Compagnoni was furious and in an interview with Corriere della Sera accused Lacedelli of throwing mud on their victory. "Lacedelli and I were friends for 50 years and now he makes up all this poisonous rubbish – I don't want to hear from him any more."

In fact Lacedelli's volte face was only one of three decisive blows. Marshall, the Australian who taught himself Italian to take up Bonatti's cause, brought to light photographs that clearly disproved Compagnoni's claim that Bonatti had siphoned off oxygen from the cylinders and that he (Compagnoni) and Lacedelli had run out of gas 200m short of the summit. One photograph showed Lacedelli on the summit with his mouth rimed in ice, consistent with very recently breathing through a facemask, and another showed Compagnoni still wearing his mask. Finally, late in 2007, the CAI published its Storia Finita, officially correcting Ardito Desio's version of the first ascent of K2.

In 2004, aged 79, Lacedelli returned to the Karakoram and trekked to K2 base camp for the 50th anniversary of his momentous climb. It also enabled him to pay his last respects to his friend Mario Puchoz, the 36-year old guide from Courmayeur who had died on the 1954 expedition while establishing the route on the Abruzzi Spur, probably from pulmonary oedema.

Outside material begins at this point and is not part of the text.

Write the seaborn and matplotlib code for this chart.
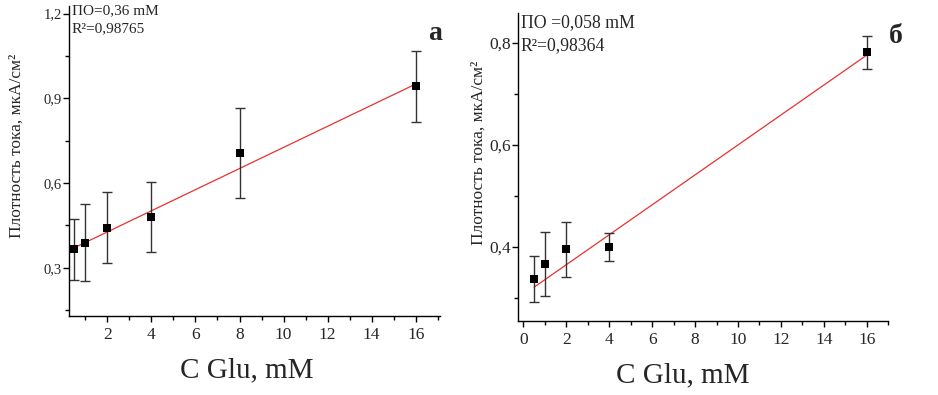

This was important to Lacedelli, for despite the machinations of Desio and Compagnoni and his own awkward silence, he always contended that it was "thanks to everyone" that they had succeeded on K2.

Stephen Goodwin

Lino Lacedelli, mountaineer, guide and sports-shopkeeper; born Cortina d'Ampezzo, Belluno province, Italy 4 December 1925; died Aosta 20 November 2009.